> **Source data**:
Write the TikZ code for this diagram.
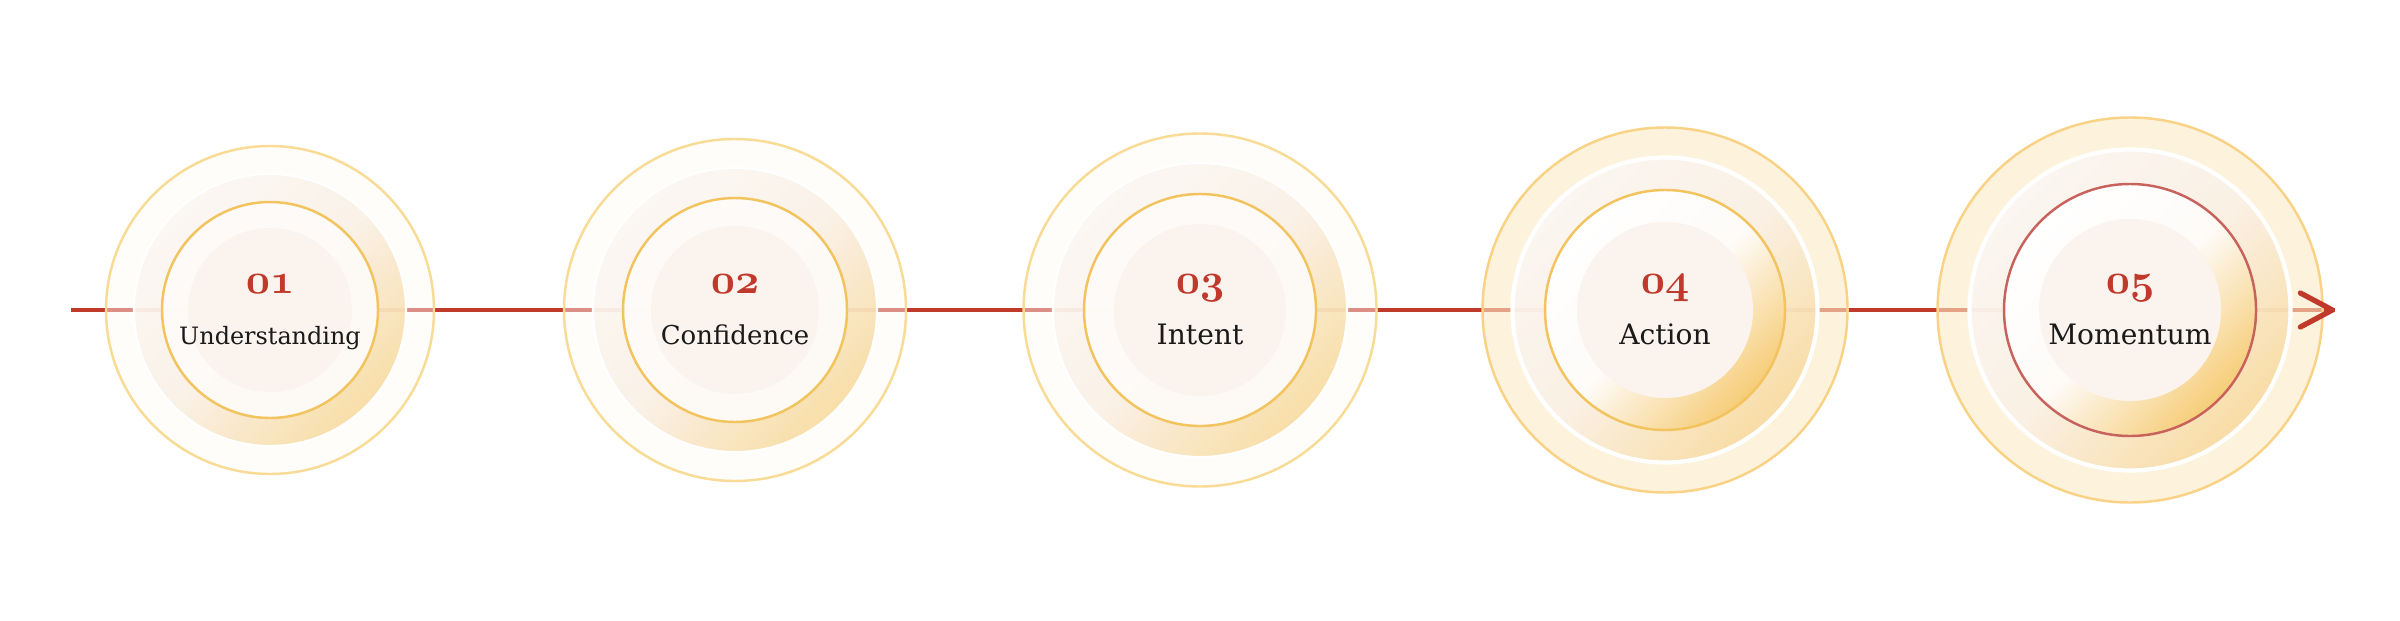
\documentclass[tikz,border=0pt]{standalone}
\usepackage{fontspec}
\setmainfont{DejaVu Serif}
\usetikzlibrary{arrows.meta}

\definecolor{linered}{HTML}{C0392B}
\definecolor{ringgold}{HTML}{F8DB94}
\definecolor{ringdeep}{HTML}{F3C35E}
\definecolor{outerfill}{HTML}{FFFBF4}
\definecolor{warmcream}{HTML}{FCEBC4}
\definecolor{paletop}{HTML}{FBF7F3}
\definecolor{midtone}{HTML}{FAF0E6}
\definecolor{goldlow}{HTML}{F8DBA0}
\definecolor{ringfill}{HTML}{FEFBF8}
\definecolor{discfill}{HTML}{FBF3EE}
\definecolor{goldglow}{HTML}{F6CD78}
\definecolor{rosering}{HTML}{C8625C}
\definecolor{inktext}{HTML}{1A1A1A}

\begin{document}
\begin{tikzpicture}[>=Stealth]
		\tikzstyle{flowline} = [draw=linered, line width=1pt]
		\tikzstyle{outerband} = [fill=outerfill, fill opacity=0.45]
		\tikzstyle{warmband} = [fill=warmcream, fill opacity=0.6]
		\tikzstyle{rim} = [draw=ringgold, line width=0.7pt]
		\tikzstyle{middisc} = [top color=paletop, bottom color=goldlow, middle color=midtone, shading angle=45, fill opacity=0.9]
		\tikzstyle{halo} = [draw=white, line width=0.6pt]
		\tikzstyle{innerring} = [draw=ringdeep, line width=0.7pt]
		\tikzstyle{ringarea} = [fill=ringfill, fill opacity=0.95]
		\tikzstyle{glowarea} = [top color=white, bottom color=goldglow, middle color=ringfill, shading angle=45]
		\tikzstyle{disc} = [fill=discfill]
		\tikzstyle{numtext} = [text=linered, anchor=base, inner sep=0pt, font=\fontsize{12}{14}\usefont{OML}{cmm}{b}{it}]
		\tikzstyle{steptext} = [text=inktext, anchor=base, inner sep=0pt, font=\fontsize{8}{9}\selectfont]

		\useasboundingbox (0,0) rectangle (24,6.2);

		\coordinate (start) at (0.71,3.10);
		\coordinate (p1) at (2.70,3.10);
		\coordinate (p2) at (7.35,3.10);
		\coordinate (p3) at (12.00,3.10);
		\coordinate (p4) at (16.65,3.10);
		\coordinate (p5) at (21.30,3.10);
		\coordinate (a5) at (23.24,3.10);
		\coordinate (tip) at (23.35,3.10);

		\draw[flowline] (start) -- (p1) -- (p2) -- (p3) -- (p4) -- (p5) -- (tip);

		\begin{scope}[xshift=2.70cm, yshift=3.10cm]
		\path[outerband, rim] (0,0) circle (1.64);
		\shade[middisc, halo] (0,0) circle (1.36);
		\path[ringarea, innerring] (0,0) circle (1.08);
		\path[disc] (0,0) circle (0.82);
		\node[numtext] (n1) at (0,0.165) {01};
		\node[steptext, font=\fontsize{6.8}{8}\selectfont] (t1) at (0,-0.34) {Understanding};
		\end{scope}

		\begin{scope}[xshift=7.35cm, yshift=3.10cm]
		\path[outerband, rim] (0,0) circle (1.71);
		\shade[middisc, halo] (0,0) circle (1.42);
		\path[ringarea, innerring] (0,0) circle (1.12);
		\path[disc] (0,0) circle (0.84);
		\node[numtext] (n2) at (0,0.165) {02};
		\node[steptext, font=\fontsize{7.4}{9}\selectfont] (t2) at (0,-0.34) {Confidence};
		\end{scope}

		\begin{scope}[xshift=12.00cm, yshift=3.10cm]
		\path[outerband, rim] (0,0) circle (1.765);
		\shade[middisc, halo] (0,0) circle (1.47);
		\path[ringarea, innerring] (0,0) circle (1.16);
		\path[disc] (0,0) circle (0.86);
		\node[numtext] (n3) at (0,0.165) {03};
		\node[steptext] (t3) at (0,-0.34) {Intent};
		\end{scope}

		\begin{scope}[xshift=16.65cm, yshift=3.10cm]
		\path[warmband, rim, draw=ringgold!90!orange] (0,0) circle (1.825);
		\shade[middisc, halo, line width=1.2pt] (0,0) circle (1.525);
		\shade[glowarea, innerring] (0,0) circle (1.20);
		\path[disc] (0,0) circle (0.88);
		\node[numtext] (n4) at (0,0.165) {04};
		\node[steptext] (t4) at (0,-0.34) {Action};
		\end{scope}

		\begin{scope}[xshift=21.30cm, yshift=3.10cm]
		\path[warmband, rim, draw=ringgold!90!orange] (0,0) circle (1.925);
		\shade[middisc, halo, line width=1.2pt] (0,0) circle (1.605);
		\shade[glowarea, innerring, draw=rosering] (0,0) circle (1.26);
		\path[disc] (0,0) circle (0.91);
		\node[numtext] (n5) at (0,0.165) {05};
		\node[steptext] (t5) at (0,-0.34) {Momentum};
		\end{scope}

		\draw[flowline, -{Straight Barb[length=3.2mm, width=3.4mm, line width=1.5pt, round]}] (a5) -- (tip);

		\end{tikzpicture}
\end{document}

> **Aim**:
Write the material out again exactly as it appears, dropping the pictures.

> **Exercise output**:
Write the TikZ code for this diagram.
\documentclass[tikz,border=0pt]{standalone}
\usepackage{fontspec}
\setmainfont{DejaVu Serif}
\usetikzlibrary{arrows.meta}

\definecolor{linered}{HTML}{C0392B}
\definecolor{ringgold}{HTML}{F8DB94}
\definecolor{ringdeep}{HTML}{F3C35E}
\definecolor{outerfill}{HTML}{FFFBF4}
\definecolor{warmcream}{HTML}{FCEBC4}
\definecolor{paletop}{HTML}{FBF7F3}
\definecolor{midtone}{HTML}{FAF0E6}
\definecolor{goldlow}{HTML}{F8DBA0}
\definecolor{ringfill}{HTML}{FEFBF8}
\definecolor{discfill}{HTML}{FBF3EE}
\definecolor{goldglow}{HTML}{F6CD78}
\definecolor{rosering}{HTML}{C8625C}
\definecolor{inktext}{HTML}{1A1A1A}

\begin{document}
\begin{tikzpicture}[>=Stealth]
		\tikzstyle{flowline} = [draw=linered, line width=1pt]
		\tikzstyle{outerband} = [fill=outerfill, fill opacity=0.45]
		\tikzstyle{warmband} = [fill=warmcream, fill opacity=0.6]
		\tikzstyle{rim} = [draw=ringgold, line width=0.7pt]
		\tikzstyle{middisc} = [top color=paletop, bottom color=goldlow, middle color=midtone, shading angle=45, fill opacity=0.9]
		\tikzstyle{halo} = [draw=white, line width=0.6pt]
		\tikzstyle{innerring} = [draw=ringdeep, line width=0.7pt]
		\tikzstyle{ringarea} = [fill=ringfill, fill opacity=0.95]
		\tikzstyle{glowarea} = [top color=white, bottom color=goldglow, middle color=ringfill, shading angle=45]
		\tikzstyle{disc} = [fill=discfill]
		\tikzstyle{numtext} = [text=linered, anchor=base, inner sep=0pt, font=\fontsize{12}{14}\usefont{OML}{cmm}{b}{it}]
		\tikzstyle{steptext} = [text=inktext, anchor=base, inner sep=0pt, font=\fontsize{8}{9}\selectfont]

		\useasboundingbox (0,0) rectangle (24,6.2);

		\coordinate (start) at (0.71,3.10);
		\coordinate (p1) at (2.70,3.10);
		\coordinate (p2) at (7.35,3.10);
		\coordinate (p3) at (12.00,3.10);
		\coordinate (p4) at (16.65,3.10);
		\coordinate (p5) at (21.30,3.10);
		\coordinate (a5) at (23.24,3.10);
		\coordinate (tip) at (23.35,3.10);

		\draw[flowline] (start) -- (p1) -- (p2) -- (p3) -- (p4) -- (p5) -- (tip);

		\begin{scope}[xshift=2.70cm, yshift=3.10cm]
		\path[outerband, rim] (0,0) circle (1.64);
		\shade[middisc, halo] (0,0) circle (1.36);
		\path[ringarea, innerring] (0,0) circle (1.08);
		\path[disc] (0,0) circle (0.82);
		\node[numtext] (n1) at (0,0.165) {01};
		\node[steptext, font=\fontsize{6.8}{8}\selectfont] (t1) at (0,-0.34) {Understanding};
		\end{scope}

		\begin{scope}[xshift=7.35cm, yshift=3.10cm]
		\path[outerband, rim] (0,0) circle (1.71);
		\shade[middisc, halo] (0,0) circle (1.42);
		\path[ringarea, innerring] (0,0) circle (1.12);
		\path[disc] (0,0) circle (0.84);
		\node[numtext] (n2) at (0,0.165) {02};
		\node[steptext, font=\fontsize{7.4}{9}\selectfont] (t2) at (0,-0.34) {Confidence};
		\end{scope}

		\begin{scope}[xshift=12.00cm, yshift=3.10cm]
		\path[outerband, rim] (0,0) circle (1.765);
		\shade[middisc, halo] (0,0) circle (1.47);
		\path[ringarea, innerring] (0,0) circle (1.16);
		\path[disc] (0,0) circle (0.86);
		\node[numtext] (n3) at (0,0.165) {03};
		\node[steptext] (t3) at (0,-0.34) {Intent};
		\end{scope}

		\begin{scope}[xshift=16.65cm, yshift=3.10cm]
		\path[warmband, rim, draw=ringgold!90!orange] (0,0) circle (1.825);
		\shade[middisc, halo, line width=1.2pt] (0,0) circle (1.525);
		\shade[glowarea, innerring] (0,0) circle (1.20);
		\path[disc] (0,0) circle (0.88);
		\node[numtext] (n4) at (0,0.165) {04};
		\node[steptext] (t4) at (0,-0.34) {Action};
		\end{scope}

		\begin{scope}[xshift=21.30cm, yshift=3.10cm]
		\path[warmband, rim, draw=ringgold!90!orange] (0,0) circle (1.925);
		\shade[middisc, halo, line width=1.2pt] (0,0) circle (1.605);
		\shade[glowarea, innerring, draw=rosering] (0,0) circle (1.26);
		\path[disc] (0,0) circle (0.91);
		\node[numtext] (n5) at (0,0.165) {05};
		\node[steptext] (t5) at (0,-0.34) {Momentum};
		\end{scope}

		\draw[flowline, -{Straight Barb[length=3.2mm, width=3.4mm, line width=1.5pt, round]}] (a5) -- (tip);

		\end{tikzpicture}
\end{document}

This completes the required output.